Posted by: Nancy | September 16, 2006 at 08:26 AM
I would not be surprised if there are those within the administration and in Israel who would be quite happy to see Iraq's factions scattered to the wind. Iraq presented the only credible threat to Israel in the Middle East.
Posted by: Mark T | September 16, 2006 at 08:59 AM
You sir, do most definitely have a way with words. Well said, well said indeed.
Posted by: Justin | September 16, 2006 at 02:31 PM
Bravo! I heard someone make an analogy on NPR the other day that this so-called "War on Terrorism" (i.e., Afghanistan and Iraq) is quite similar to the Civil War. That's just so wrong on so many levels, I wasn't sure where to start...so I changed the channel!
More interesting is the subject of governing large bodies of people. California is larger than many countries, and I believe that some of the problems we are having in this state is the result of being too damned large to govern effectively. Maybe this is also true of countries--especially those without a resilient infrastructure.
With respect to your puzzle analogy...a puzzle is solved because someone WANTS it to be solved. It takes effort. It tends to go faster, perhaps, with two people working together with the same goal. This "democratization" effort we're spearheading in the Middle East is duplicitous. We want it to be resolved, but only *if* we can have some type of advantage as a result. It's as if we're trying to solve a puzzle and the border pieces are intentially missing...
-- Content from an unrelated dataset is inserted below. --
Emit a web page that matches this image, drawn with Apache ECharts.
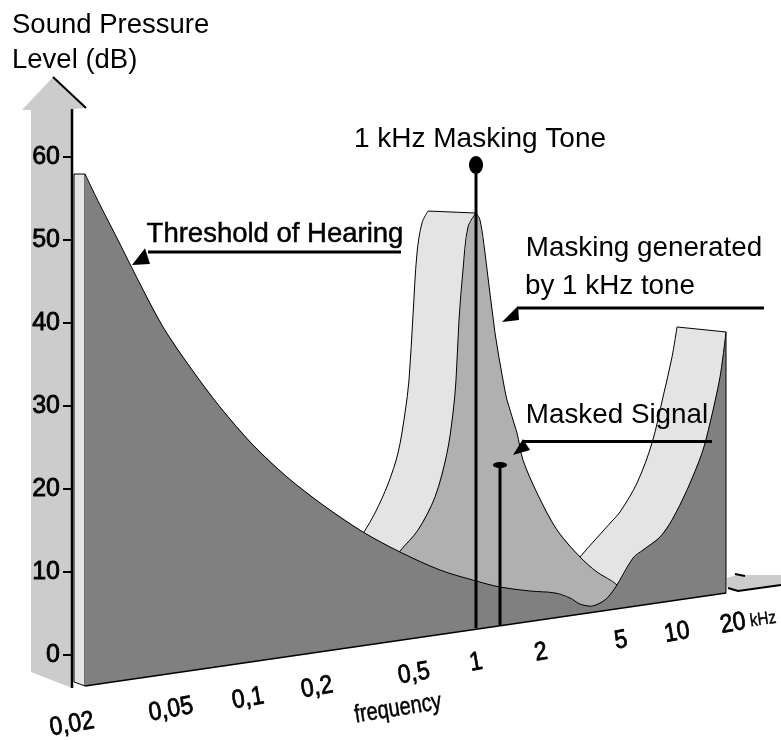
<!DOCTYPE html>
<html>
<head>
<meta charset="utf-8">
<script src="https://cdn.jsdelivr.net/npm/echarts@6/dist/echarts.min.js"></script>
<style>
  html, body { margin: 0; padding: 0; background: #fff; }
  #chart { width: 781px; height: 740px; }
</style>
</head>
<body>
<div id="chart"></div>
<script>
// every point is [position along the floor, dB]
const dbTicks = [0, 10, 20, 30, 40, 50, 60];

const thresholdCurve = [[85, 57.95], [100, 54.22], [118, 50.0], [137, 45.42], [163, 39.52], [190, 34.70],
  [220, 29.88], [253, 25.30], [287, 21.45], [323, 18.07], [363, 14.82], [400, 12.41], [440, 10.24], [476, 8.92],
  [500, 8.19], [530, 7.71], [555, 7.47], [570, 6.87], [580, 6.14], [592, 5.90], [605, 6.63], [615, 8.07],
  [633, 11.69], [643, 12.65], [660, 14.22], [672, 16.27], [687, 19.88], [702, 24.34], [710, 27.95], [720, 33.49],
  [726, 38.92]];
const floorEdge = [[726, 7.47], [85, -3.73]];

const maskLeftOuter = [[355, 13.25], [364, 14.82], [375, 17.11], [388, 20.60], [398, 24.34], [405, 29.16],
  [409, 33.13], [413, 40.96], [417, 48.43], [422, 52.05], [428, 53.49]];
const maskLeftInner = [[392, 11.20], [400, 12.53], [418, 15.06], [435, 19.04], [447, 24.34], [453, 29.16],
  [456, 33.13], [459, 40.36], [463, 46.39], [468, 51.57], [476, 53.25]];
const maskRight = [[476, 53.25], [480, 52.41], [485, 48.43], [495, 38.80], [503, 33.13], [507, 30.72],
  [517, 26.75], [523, 23.49], [537, 19.52], [557, 15.06], [580, 11.81], [597, 10.0], [617, 8.43], [625, 6.63]];
const maskBase = [[500, 4.22]];
const rightBandOuter = [[570, 10.24], [580, 11.81], [595, 13.86], [612, 16.14], [620, 17.23], [637, 20.72],
  [652, 25.54], [663, 31.08], [672, 35.90], [677, 39.52]];
const rightBandBase = [[726, 38.92], [726, 11.45], [616, 6.63]];

const sideBand = [[74, 57.95], [85, 57.95], [85, -3.73], [74, -3.25]];
const axisArrow = [[53, 69.64], [86, 65.9], [72, 65.78], [72, -3.98], [31, -2.05], [31, 65.66], [22, 65.66]];
const axisEdge = [[72, 65.78], [72, -3.98]];
const axisHeadEdge = [[53, 69.64], [86, 65.9]];
const floorScrap = [[727, 9.28], [737, 9.64], [781, 9.64], [781, 8.43], [737, 7.71], [727, 8.19]];
const floorScrapLow = [[728, 8.07], [738, 7.71], [781, 8.43]];
const floorScrapHigh = [[735, 9.76], [745, 9.52]];

const toneStem = [[476, 59.04], [476, 3.25]];
const signalStem = [[500, 22.89], [500, 3.61]];

const thresholdArrowLine = [[148, 48.55], [401, 48.55]];
const thresholdArrowHead = [[132, 46.99], [145, 49.0], [150, 47.11]];
const maskingArrowLine = [[518, 41.81], [764, 41.81]];
const maskingArrowHead = [[502, 40.12], [518, 42.05], [519, 40.36]];
const signalArrowLine = [[523, 25.72], [712, 25.72]];
const signalArrowHead = [[513, 24.10], [523, 26.02], [530, 24.70]];

const freqLabels = ['0,02', '0,05', '0,1', '0,2', '0,5', '1', '2', '5', '10', '20'];
const freqLabelX = [72, 171, 248, 317, 414, 476, 541, 621, 677, 733];
const freqLabelDb = [-8.39, -6.59, -5.26, -3.93, -2.25, -0.92, 0.28, 1.73, 2.69, 3.78];

const FONT = '"Liberation Sans", Arial, sans-serif';
const BLACK = '#000';

// polygon series, the fill and the outline are two elements so the outline can be smoothed
function area(name, pts, fill, z) {
  return {
    name, type: 'custom', coordinateSystem: 'cartesian2d', z, silent: true, data: pts,
    renderItem: (params, api) => {
      if (params.dataIndex !== 0) return null;
      return { type: 'polygon', shape: { points: pts.map((p) => api.coord(p)) }, style: { fill } };
    },
  };
}

function outline(name, pts, width, z, smooth) {
  return {
    name, type: 'custom', coordinateSystem: 'cartesian2d', z, silent: true, data: pts,
    renderItem: (params, api) => {
      if (params.dataIndex !== 0) return null;
      return {
        type: 'polyline',
        shape: { points: pts.map((p) => api.coord(p)), smooth: smooth || 0 },
        style: { stroke: BLACK, lineWidth: width, fill: null },
      };
    },
  };
}

function dot(name, pt, rx, ry, z) {
  return {
    name, type: 'custom', coordinateSystem: 'cartesian2d', z, silent: true, data: [pt],
    renderItem: (params, api) => {
      const c = api.coord(pt);
      return { type: 'ellipse', shape: { cx: c[0], cy: c[1], rx, ry }, style: { fill: BLACK } };
    },
  };
}

// text: [x, dB, string, size, rotation in degrees, scaleX, stroke, align]
function textSeries(name, items, z) {
  return {
    name, type: 'custom', coordinateSystem: 'cartesian2d', z, silent: true, data: items.map((t) => [t[0], t[1]]),
    renderItem: (params, api) => {
      const t = items[params.dataIndex];
      const c = api.coord([t[0], t[1]]);
      return {
        type: 'text', x: c[0], y: c[1], rotation: (t[4] * Math.PI) / 180, scaleX: t[5],
        style: {
          text: t[2], font: t[3] + 'px ' + FONT, fill: BLACK, stroke: t[6] ? BLACK : null, lineWidth: t[6],
          textAlign: t[7] || 'center', textVerticalAlign: 'middle',
        },
      };
    },
  };
}

const captions = [
  [12, 75.9, 'Sound Pressure', 27.5, 0, 1, 0, 'left'],
  [12, 71.69, 'Level (dB)', 27.5, 0, 1, 0, 'left'],
  [480, 62.17, '1 kHz Masking Tone', 28, 0, 1, 0],
  [275, 50.72, 'Threshold of Hearing', 27.5, 0, 1, 0.5],
  [644, 49.04, 'Masking generated', 27.8, 0, 1, 0],
  [610, 44.46, 'by 1 kHz tone', 27.8, 0, 1, 0],
  [617, 28.92, 'Masked Signal', 27.8, 0, 1, 0],
  [763, 4.26, 'kHz', 18, 8, 0.85, 0.4],
  [398, -6.47, 'frequency', 25, 9, 0.8, 0.5],
];
const freqItems = freqLabels.map((s, i) => [freqLabelX[i], freqLabelDb[i], s, 26, 10, 0.88, 0.8]);

const chart = echarts.init(document.getElementById('chart'));

chart.setOption({
  animation: false,
  backgroundColor: '#fff',
  grid: { left: 72, right: 0, top: 157, height: 498 },
  xAxis: { type: 'value', min: 72, max: 781, show: false },
  yAxis: {
    type: 'value', min: 0, max: 60, interval: 10, z: 3,
    axisLine: { show: false },
    splitLine: { show: false },
    axisTick: { show: true, length: 9, lineStyle: { color: BLACK, width: 2 } },
    axisLabel: {
      margin: 12, color: BLACK, fontSize: 25, fontFamily: FONT,
      textBorderColor: BLACK, textBorderWidth: 0.8,
      formatter: (v) => (dbTicks.includes(v) ? String(v) : ''),
    },
  },
  series: [
    area('axis arrow', axisArrow, '#cccccc', 1),
    outline('axis edge', axisEdge, 2.5, 2),
    outline('axis head edge', axisHeadEdge, 2, 2),
    area('floor scrap', floorScrap, '#cccccc', 1),
    outline('floor scrap low', floorScrapLow, 2, 2),
    outline('floor scrap high', floorScrapHigh, 2, 2),
    area('side band', sideBand, '#e4e4e4', 3),
    outline('side band edge', sideBand.concat([sideBand[0]]), 1, 3),

    area('right band', rightBandOuter.concat(rightBandBase), '#e4e4e4', 4),
    outline('right band edge', rightBandOuter, 1, 4, 0.33),
    outline('right band top', [rightBandOuter[rightBandOuter.length - 1], rightBandBase[0]], 1, 4),
    area('left band', maskLeftOuter.concat(maskLeftInner.slice().reverse()), '#e4e4e4', 4),
    outline('left band edge', maskLeftOuter, 1, 4, 0.33),
    outline('left band top', [maskLeftOuter[maskLeftOuter.length - 1], maskLeftInner[maskLeftInner.length - 1]], 1, 4),
    area('masking', maskLeftInner.concat(maskRight, maskBase), '#b0b0b0', 5),
    outline('masking left', maskLeftInner, 1, 5, 0.33),
    outline('masking right', maskRight, 1, 5, 0.33),

    area('threshold', thresholdCurve.concat(floorEdge), '#808080', 6),
    outline('threshold curve', thresholdCurve, 1, 6, 0.33),
    outline('floor edge', floorEdge, 1.5, 6),
    outline('right edge', [thresholdCurve[thresholdCurve.length - 1], floorEdge[0]], 1, 6),

    outline('masking tone', toneStem, 3, 7),
    dot('masking tone dot', toneStem[0], 7, 9, 7),
    outline('masked signal', signalStem, 3, 7),
    dot('masked signal dot', signalStem[0], 7, 3, 7),

    outline('threshold arrow', thresholdArrowLine, 3, 8),
    area('threshold arrow head', thresholdArrowHead, BLACK, 8),
    outline('masking arrow', maskingArrowLine, 3, 8),
    area('masking arrow head', maskingArrowHead, BLACK, 8),
    outline('signal arrow', signalArrowLine, 3, 8),
    area('signal arrow head', signalArrowHead, BLACK, 8),

    textSeries('captions', captions, 9),
    textSeries('frequency labels', freqItems, 9),
  ],
});
</script>
</body>
</html>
Posted by: Kindigulous | September 18, 2006 at 07:19 PM
I really don't think Bush & Co have any interest in solving problems. Their motive is to exert authority and power, nothing more.
Sounds absurd, but I think it fits the facts better than the idea that they have good intensions yet fail over and over. Talking tough is not a tactic used to reach their goal, it *is the goal*.
These are evil men (and women of course).